Saturday, October 4, 2008

Sourdough Starts

The other day I was at the library and I stumbled across an excerpt from the diary of Mary Clayton*, a Mormon pioneer settler. Here, she explains her method for starting a sourdough culture:

“Boil one good-sized potato until mealy. Mash about ¼ of the potato real fine and add to approximately two teacups of the water in which potato was cooked. Add one teaspoon sugar to lukewarm potato water. Add enough flour [about two cups] to make a sponge and put it in a warm place and let it work. Let it stand for 5 days. For pancakes pour off what you would like for breakfast and leave a starter of the sponge. Store starter in a cool place.”

In this method, Clayton relies on airborn yeasts and bacteria to settle on a nutrient-rich environment to begin working. The potato water attracts yeast in the same way as a ripe grape or apple. On the grape we see wild yeast as a dusty film attracted to the sugars of the grape. In Clayton's petri dish, the yeasts settle on the potato water and begin eating the starches.
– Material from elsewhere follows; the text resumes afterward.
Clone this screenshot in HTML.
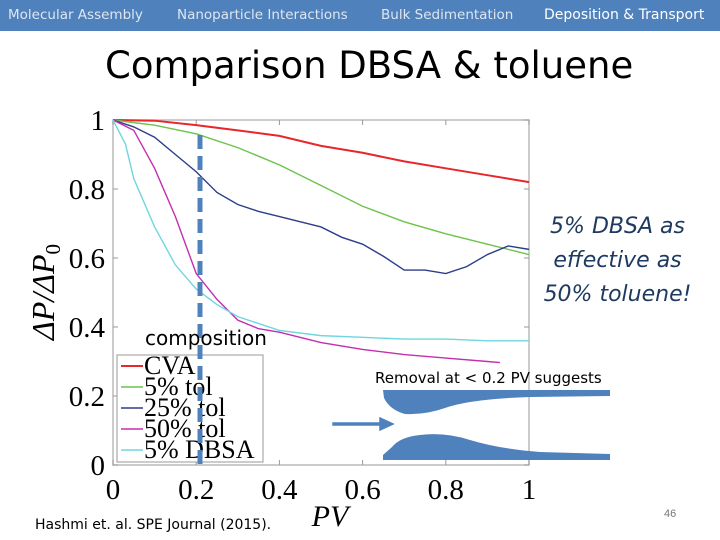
<!DOCTYPE html>
<html><head><meta charset="utf-8"><style>
body{margin:0;width:720px;height:540px;background:#fff;overflow:hidden;position:relative;font-family:"Liberation Sans",sans-serif}
.nav{position:absolute;left:0;top:0;width:720px;height:31px;background:#4f81bd}
.nav span{position:absolute;top:7px;font-size:14px;color:#dfe6f0;font-family:"DejaVu Sans","Liberation Sans",sans-serif}
</style></head><body>
<div class="nav">
<span style="left:8px;font-size:13.5px">Molecular Assembly</span>
<span style="left:177px;font-size:13.5px">Nanoparticle Interactions</span>
<span style="left:381px;font-size:13.5px">Bulk Sedimentation</span>
<span style="left:544px;color:#fff">Deposition &amp; Transport</span>
</div>
<div style="position:absolute;left:105px;top:44px;font-size:37px;color:#000;font-family:'DejaVu Sans','Liberation Sans',sans-serif">Comparison DBSA &amp; toluene</div>
<svg id="chart" width="720" height="540" style="position:absolute;left:0;top:0"></svg>
<div style="position:absolute;left:530px;top:210px;width:175px;text-align:center;font-size:22px;line-height:34px;font-style:italic;color:#1f3a60;font-family:'DejaVu Sans','Liberation Sans',sans-serif">5% DBSA as effective as 50% toluene!</div>
<div style="position:absolute;left:35px;top:517px;font-size:14px;font-family:'DejaVu Sans','Liberation Sans',sans-serif">Hashmi et. al. SPE Journal (2015).</div>
<div style="position:absolute;left:664px;top:508px;font-size:11px;color:#777">46</div>
<script>
const xTicks=[0,0.2,0.4,0.6,0.8,1];
const yTicks=[0,0.2,0.4,0.6,0.8,1];
const xTickLabels=["0","0.2","0.4","0.6","0.8","1"];
const yTickLabels=["0","0.2","0.4","0.6","0.8","1"];
const seriesNames=["CVA","5% tol","25% tol","50% tol","5% DBSA"];
const cvaX=[0,0.1,0.2,0.3,0.4,0.5,0.6,0.7,0.8,0.9,1];
const cvaY=[1,0.998,0.985,0.97,0.954,0.925,0.905,0.88,0.86,0.84,0.82];
const tol5X=[0,0.1,0.2,0.3,0.4,0.5,0.6,0.7,0.8,0.9,1];
const tol5Y=[1,0.985,0.96,0.92,0.87,0.81,0.75,0.705,0.67,0.64,0.61];
const tol25X=[0,0.05,0.1,0.15,0.2,0.25,0.3,0.35,0.4,0.5,0.55,0.6,0.65,0.7,0.75,0.8,0.85,0.9,0.95,1];
const tol25Y=[1,0.98,0.95,0.9,0.85,0.79,0.755,0.735,0.72,0.69,0.66,0.64,0.605,0.565,0.565,0.555,0.575,0.61,0.635,0.625];
const tol50X=[0,0.05,0.1,0.15,0.2,0.25,0.3,0.35,0.4,0.5,0.6,0.7,0.8,0.9,0.93];
const tol50Y=[1,0.97,0.86,0.72,0.555,0.48,0.42,0.395,0.385,0.355,0.335,0.32,0.31,0.3,0.297];
const dbsaX=[0,0.03,0.05,0.1,0.15,0.2,0.25,0.3,0.4,0.5,0.6,0.7,0.8,0.9,1];
const dbsaY=[1,0.93,0.83,0.69,0.58,0.51,0.465,0.43,0.39,0.375,0.37,0.365,0.365,0.36,0.36];
const colors=["#e8262b","#6cc34a","#2e3d8a","#c42eb0","#6fd6e0"];
const L=113,R=529,T=120,B=465;
const sx=v=>L+v*(R-L), sy=v=>B-v*(B-T);
const svg=document.getElementById('chart');
const NS="http://www.w3.org/2000/svg";
function mk(tag,at){const e=document.createElementNS(NS,tag);for(const k in at)e.setAttribute(k,at[k]);svg.appendChild(e);return e;}
let fr=mk('rect',{x:L,y:T,width:R-L,height:B-T,fill:'none',stroke:'#bbb','stroke-width':1.5});


xTicks.forEach((v,i)=>{
 mk('line',{x1:sx(v),x2:sx(v),y1:B,y2:B-5,stroke:'#999'});
 mk('line',{x1:sx(v),x2:sx(v),y1:T,y2:T+5,stroke:'#999'});
 const t=mk('text',{x:sx(v),y:B+34,'text-anchor':'middle','font-size':29,'font-family':'Liberation Serif,serif'});
 t.textContent=xTickLabels[i];
 
 
});
yTicks.forEach((v,i)=>{
 mk('line',{x1:L,x2:L+5,y1:sy(v),y2:sy(v),stroke:'#999'});
 mk('line',{x1:R,x2:R-5,y1:sy(v),y2:sy(v),stroke:'#999'});
 const t=mk('text',{x:L-8,y:sy(v)+10,'text-anchor':'end','font-size':29,'font-family':'Liberation Serif,serif'});
 t.textContent=yTickLabels[i];
 
 
});
const yl=mk('text',{x:0,y:0,transform:'translate(54,292) rotate(-90)','text-anchor':'middle','font-size':32,'font-style':'italic','font-family':'Liberation Serif,serif'});
yl.innerHTML='ΔP/ΔP<tspan font-size="21" dy="6" font-style="normal">0</tspan>';


const xl=mk('text',{x:330,y:526,'text-anchor':'middle','font-size':30,'font-style':'italic','font-family':'Liberation Serif,serif'});
xl.textContent='PV';


const sets=[[cvaX,cvaY],[tol5X,tol5Y],[tol25X,tol25Y],[tol50X,tol50Y],[dbsaX,dbsaY]];
sets.forEach((s,i)=>{
 const p=mk('polyline',{points:s[0].map((x,j)=>sx(x)+','+sy(s[1][j])).join(' '),fill:'none',stroke:colors[i],'stroke-width':i==0?2:1.4});
 
 
});
const lg=mk('rect',{x:117,y:355,width:146,height:107,fill:'#fff',stroke:'#999'});


seriesNames.forEach((n,i)=>{
 const y=366+i*21;
 mk('line',{x1:121,x2:143,y1:y,y2:y,stroke:colors[i],'stroke-width':i==0?2:1.4});
 const t=mk('text',{x:144,y:y+8,'font-size':26,'font-family':'Liberation Serif,serif'});
 t.textContent=n;
 
 
});
const dl=mk('line',{x1:200,x2:200,y1:135,y2:466,stroke:'#4f81bd','stroke-width':5,'stroke-dasharray':'14,7'});


const ct=mk('text',{x:145,y:345,'font-size':20,'font-family':'DejaVu Sans,Liberation Sans,sans-serif'});
ct.textContent='composition';


const rt=mk('text',{x:375,y:383,'font-size':15,'font-family':'DejaVu Sans,Liberation Sans,sans-serif'});
rt.textContent='Removal at < 0.2 PV suggests';


const chTop=mk('path',{d:'M383,390 L610,390 L610,396 L530,397 Q470,399 445,408 Q425,415 405,414 Q390,410 384,398 Z',fill:'#4f81bd'});


const chBot=mk('path',{d:'M383,460 L610,460 L610,454 L540,452 Q500,449 470,440 Q445,432 420,435 Q400,437 392,447 L383,455 Z',fill:'#4f81bd'});


const ar=mk('path',{d:'M333,423 L380,423 L380,418 L393,424 L380,430 L380,425 L333,425 Z',fill:'#4f81bd',stroke:'#4f81bd','stroke-width':1.5});


</script>
</body></html>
Once the culture has begun to work, it creates a colony we can use for leavening bread, biscuits and cakes. Give it a try at home, and see what happens!

*Mary Clayton's diary excerpt was found in Kitchen Treasures, 1830-1980: 150 Years of Mormon Culture. Produced by the Roy 13th Ward, found in the Special Collections of Weber State University. If anyone knows the whereabouts of the original diary, I'd love to take a peek at it.


MissC said...

Her start recipe is typical of New England...and France. Poolish, the term for a start, is used in France to make their crusty, lovely bread.

There is also a slightly higher water to flour ratio.

You have access to a woodburning oven, so...why not try making French bread with a poolish (you do have to start it the night before) in a wood burning oven?
I am sure what you get will be wonderful!